I finished Kitchen Confidential earlier this month, and although my love for Anthony Bourdain runs deeply… my fondness for that book did not. I do like his writing style, which I figured I would since I enjoy his narration of the TV show. I like to write non-fiction type essays, and even when I write fiction I have this conversational tone that rambles on in different directions but (hopefully) keeps it engaging and flavorful. He has a very similar style. Colloquial, conversational, and easy to read. So that I did enjoy, however 400 pages of kitchen and chef stuff… not so much. Reading KC did affirm one thing for me though, that I do not want to become a chef or anything chef-like. Sure, I can cook at home for us when I feel like it but that’s about it. Of course, when culinary school came up in my “what is my passion in life” search I’ve been having for the past few months, Tim immediately shut it down with a simple “You don’t want to work in a kitchen. That’s a really hard life.

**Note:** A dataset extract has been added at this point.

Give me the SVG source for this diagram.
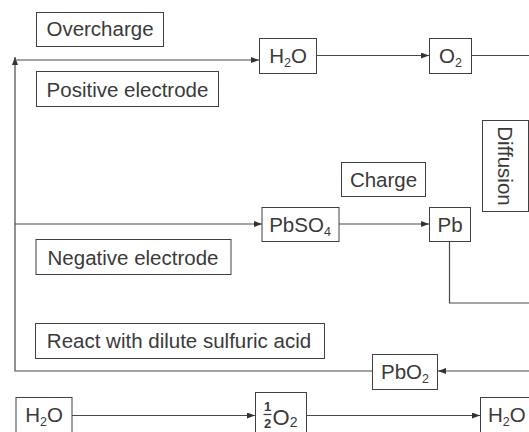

Me being me, I didn’t believe him – but 400 pages of Anthony Bourdain sealed the deal for me.
Since Kitchen Confidential and the craptastic Giant Shark Book, I’ve stuck with the horror drama with Stephen King’s Under the Dome. The only Stephen King book I’ve read before is his non-fiction / auto-biography On Writing which I enjoyed quite a bit. That being said, it’s not the typical Stephen King book. I’ve only seen typical Stephen plots on the screen, where I can cover my eyes when needed and later ask Tim to tell me what happened when I was too squeamish or scared to watch a scene. What I immediately realized when starting Dome was that you can’t exactly close your eyes and look away while reading a book.. not unless you’re just acting like a moron and willing to lose the entire plot (and yes: I realize the same argument could be said of me shutting my eyes during a movie… but I digress).
Within a hundred pages, we have bodies being torn apart by airplane crashes, severed limbs, woodchucks sawed in half, and a brutal beating and killing of a teenage girl – woohoo. A great literary treasure it is not, but I have to say the plot and writing style were better than I would have expected out of ‘ol six books a year Stephen King. Just kidding I had to google that. Stephen King actually writes 1.24 books a year. 49 published novels since 1973 when Carrie was accepted.
The only thing that annoys me is the plot shifts character point of views almost erratically, and there are a TON of characters – though they’re dropping like flies. Tim assures me this will get better (he read the book first), but we’ll see. Should have more to report after a day of flying home to NC this week.